You can select a different top-level module by, for example:
make clean prog TOP=hello
Current working top level modules include: blink, hello, wds812, exec, uart_tx.
Assembling programs
You can assemble program using the Adafuit pioasm assembler (used by CircuitPython), by:
cd asm
./compile square.asm square.mem
and then move square.mem to the src/top and/or the sim directory.
The compiler is currently incomplete and so the .mem files sometimes need modification, e.g when the "'side_set opt" option is used.
Examples
Blink
.program blink
set pindirs 1
again:
set pins 1 [31] ; Drive pin high and then delay for 31 cycles
nop [31]
nop [31]
nop [31]
nop [31]
set pins 0 [30] ; Drive pin low
nop [31]
nop [31]
nop [31]
nop [31]
jmp again
This blinks every 320 cycles. so with a maximum clock divider of 64K -1 (0xFFFF), and a 25MHz FPGA clock, it blinks approximately every 1.2 seconds.
Hello
.program uart_tx
.side_set 1 opt
pull block side 1
set x 7 side 0 [7]
again:
out pins 1
jmp x-- again [6]
This example outputs a message repeatedly on the console.
Exec
The exec examples needs no PIO program as it executes a SET PINS instruction immediately. The machine does not need to be enabled. The top/exec.v Verilog module uses immediate execution to blink the led approximately once per second.
Pwm
.program pwm
.side_set 1 opt
pull noblock side 0
mov x osr
mov y isr
countloop:
jmp x!=y noset
jmp skip side 1
noset:
nop
skip:
jmp y-- countloop
The pwm example set the led off and then increases its brightness, repeatedly.
Neopixels
.program ws2812
.side_set 1
.wrap_target
bitloop:
out x 1 side 0 [1]; Side-set still takes place when instruction stalls
jmp !x do_zero side 1 [1]; Branch on the bit we shifted out. Positive pulse
do_one:
jmp bitloop side 1 [1]; Continue driving high, for a long pulse
do_zero:
nop side 0
Stepper motor
This example shows driving a stepper motor with PIO.
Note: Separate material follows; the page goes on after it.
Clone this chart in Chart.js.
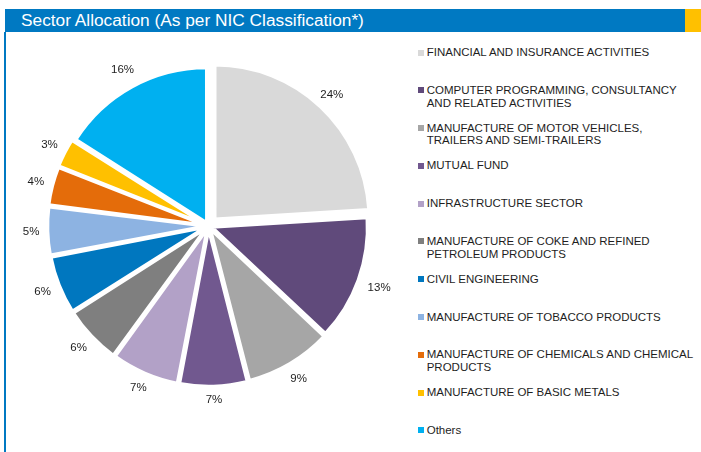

You set the direction by pushing the required phase patterns as a set of 8 4-bit values, and then you push the required number of half steps.
To start again with a new set of steps, you execute an immediate jump to the start of the program.
.program stepper
pull block
mov isr osr
pull block
mov y osr
outer:
mov osr isr
set x 6
inner:
out pins 4 [2]
jmp x-- inner
out pins 4
jmp y-- outer
wrap_target:
out pins 4
jmp wrap_target
Here is is driving a stepper motor from a Blackice MX:
I2S
.program i2s
.side_set 2
pull noblock side 3
mov x osr side 3
set y 14 side 3 [1]
loop1:
out pins 1 side 2 [3]
jmp y-- loop1 side 3 [3]
out pins 1 side 0 [3]
set y 14 side 1 [3]
loop0:
out pins 1 side 0 [3]
jmp y-- loop0 side 1 [3]
out pins 1 side 2 [3]
The I2S example (top/i2s.v) plays a wave file in 16-bit 44100Hz stereo, from BRAM to a Digilent I2S Pmod. It works better on the Ulx3s board, which has more BRAM.